(above: Peter (in red) with our founder, Tom Bass AM)
How long have you been at TBSSS?
My guess is I’ve been attending the school for about 15 years (as you can see from the photo!) – it’s been a fantastic experience on so many levels.
Where do you travel from each week?
Luckily I live quite close by – about a 10 minute walk away.
What do you do when you’re not sculpting?
I work in a risk management/governance role for a small government enterprise.
What made you take up sculpting?
A friend did a term at the School and encouraged me to try a class. I’ve always enjoyed the way sculpture is a physical expression of an idea. I like the tactility, the way sculpture takes up space in the environment, and the fact that it often invites a physical interaction with the community. Sculpture engenders a feeling of permanence and structure in the public space, and can be a marker in peoples’ lives – how many time have people met under the sculpture of the Queen outside of the QVB building in the cit? Or many years ago at the Raindrop Fountain in Roselands Shopping Centre? Or even the Poo On Sticks (Stones Against theSky) at Kings Cross?
What inspires your sculpture practice?
Initially I felt compelled to create bass relief sculptures that were associated with a story, often a maritime history. I enjoyed the challenge of rendering an idea on a relatively flat canvas. More recently I’ve been interested in the simplicity of Inuit and Indigenous sculptures and have found that simplicity is not very simple at all.

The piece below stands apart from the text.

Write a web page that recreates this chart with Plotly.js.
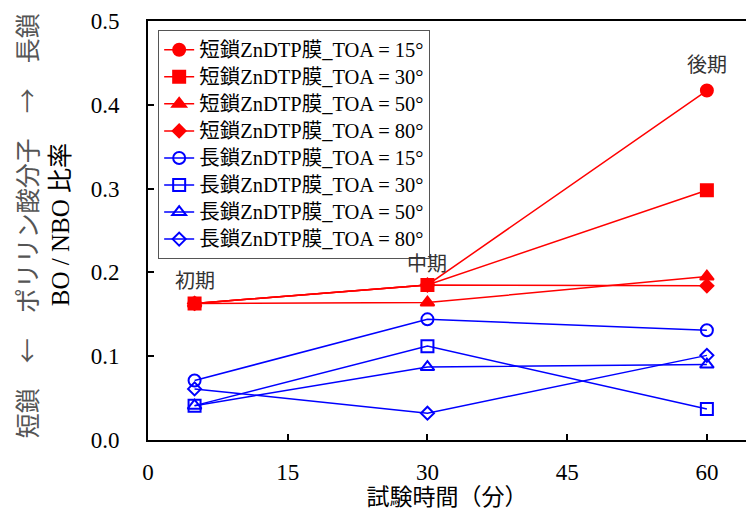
<!DOCTYPE html>
<html><head><meta charset="utf-8">
<script src="https://cdn.plot.ly/plotly-3.0.1.min.js"></script>
<style>html,body{margin:0;padding:0;background:#fff}</style>
</head><body>
<div id="chart" style="width:746px;height:510px"></div>
<script>
const times = [5, 30, 60];
const seriesNames = [
  "短鎖ZnDTP膜_TOA = 15°", "短鎖ZnDTP膜_TOA = 30°", "短鎖ZnDTP膜_TOA = 50°", "短鎖ZnDTP膜_TOA = 80°",
  "長鎖ZnDTP膜_TOA = 15°", "長鎖ZnDTP膜_TOA = 30°", "長鎖ZnDTP膜_TOA = 50°", "長鎖ZnDTP膜_TOA = 80°"
];
const short15 = [0.163, 0.185, 0.417];
const short30 = [0.163, 0.185, 0.298];
const short50 = [0.163, 0.164, 0.195];
const short80 = [0.163, 0.185, 0.184];
const long15 = [0.071, 0.144, 0.131];
const long30 = [0.041, 0.112, 0.037];
const long50 = [0.041, 0.087, 0.090];
const long80 = [0.061, 0.032, 0.101];
const phaseLabels = ["初期", "中期", "後期"];
const phaseX = [5, 30, 60];
const phaseY = [0.19, 0.21, 0.448];
const xTicks = [0, 15, 30, 45, 60];
const yTicks = [0, 0.1, 0.2, 0.3, 0.4, 0.5];
const yTitleOuter = "短鎖　←　ポリリン酸分子　→　長鎖";
const yTitleInner = "BO / NBO 比率";
const xTitle = "試験時間（分）";

const values = [short15, short30, short50, short80, long15, long30, long50, long80];
const symbols = ["circle","square","triangle-up","diamond","circle-open","square-open","triangle-up-open","diamond-open"];
const RED = "#ff0000", BLUE = "#0000ff";
const FONT = "Liberation Serif, Tinos, Times New Roman, Noto Sans CJK JP, serif";
const NUMFONT = "Liberation Serif, Tinos, serif";
const CJK = "Noto Sans CJK JP, sans-serif";

const traces = values.map((v, i) => {
  const c = i < 4 ? RED : BLUE;
  const isDia = symbols[i].startsWith("diamond");
  return {
    x: times, y: v, name: "<span style='font-size:20.5px'>" + seriesNames[i] + "</span>",
    type: "scatter", mode: "lines+markers",
    line: {color: c, width: 1.5},
    marker: {symbol: symbols[i], color: c, size: isDia ? 10 : 12, line: {color: c, width: 2}}
  };
});

const annotations = phaseLabels.map((t, i) => ({
  x: phaseX[i], y: phaseY[i], xref: "x", yref: "y", text: t, showarrow: false,
  font: {family: FONT, size: 20, color: "#333"}
}));
annotations.push({
  x: -0.204, y: 0.51, xref: "paper", yref: "paper", text: yTitleOuter, textangle: -90,
  showarrow: false, xanchor: "center", yanchor: "middle",
  font: {family: CJK, size: 25, color: "#555"}
});
annotations.push({
  x: -0.147, y: 0.513, xref: "paper", yref: "paper", text: yTitleInner, textangle: -90,
  showarrow: false, xanchor: "center", yanchor: "middle",
  font: {family: FONT, size: 25, color: "#000"}
});

const layout = {
  width: 746, height: 510,
  margin: {l: 148, r: 0, t: 21, b: 70},
  paper_bgcolor: "#fff", plot_bgcolor: "#fff",
  font: {family: FONT, size: 20, color: "#000"},
  showlegend: true,
  legend: {x: 0.017, y: 0.978, xanchor: "left", yanchor: "top",
    bgcolor: "#fff", bordercolor: "#555", borderwidth: 1,
    font: {family: FONT, size: 18.5, color: "#000"}, tracegroupgap: 0, itemwidth: 30},
  xaxis: {range: [0, 64.2], tickvals: xTicks, ticktext: xTicks.map(String),
    showgrid: false, zeroline: false, showline: true, linecolor: "#000", linewidth: 2,
    mirror: true, ticks: "inside", ticklen: 6, tickwidth: 2, tickcolor: "#000",
    ticklabelstandoff: 10,
    tickfont: {family: NUMFONT, size: 23},
    title: {text: xTitle, font: {family: FONT, size: 23}, standoff: 8}},
  yaxis: {range: [0, 0.5], tickvals: yTicks, ticktext: yTicks.map(v => v.toFixed(1)),
    showgrid: false, zeroline: false, showline: true, linecolor: "#000", linewidth: 2,
    ticks: "inside", ticklen: 6, tickwidth: 2, tickcolor: "#000",
    ticklabelstandoff: 22,
    tickfont: {family: NUMFONT, size: 23}},
  annotations: annotations
};

Plotly.newPlot("chart", traces, layout, {displayModeBar: false, staticPlot: true});
</script>
</body></html>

Tell us about what you’re working on currently…
At the moment I’m back to a historical relief – this time of the image of the 3 medalists of the 200m sprint in the 1968 Mexico Olympics. An Australian, Peter Norman, was awarded the silver medal – the gold and bronze medals being taken by two much taller, American sprinters, Tommie Smith and John Carlos respectively. The two Americans received the medals and raised their arms in a black power salute causing great political controversy. You can read more about it on Wikpedia here. It’s an enormously compelling Australian story and I hoping to deliver an equally compelling image.
Who are your favourite artists / sculptors?
It’s impossible to be in the Studio for 15 years and not be impressed by the elegance, simplicity and economy of Tom’s work and the way he brings images together in a story. But I also like the work of Bertram Mackennal, Eric Gill and Andor Meszaros, and the humour and attitude of Keld Moseholm.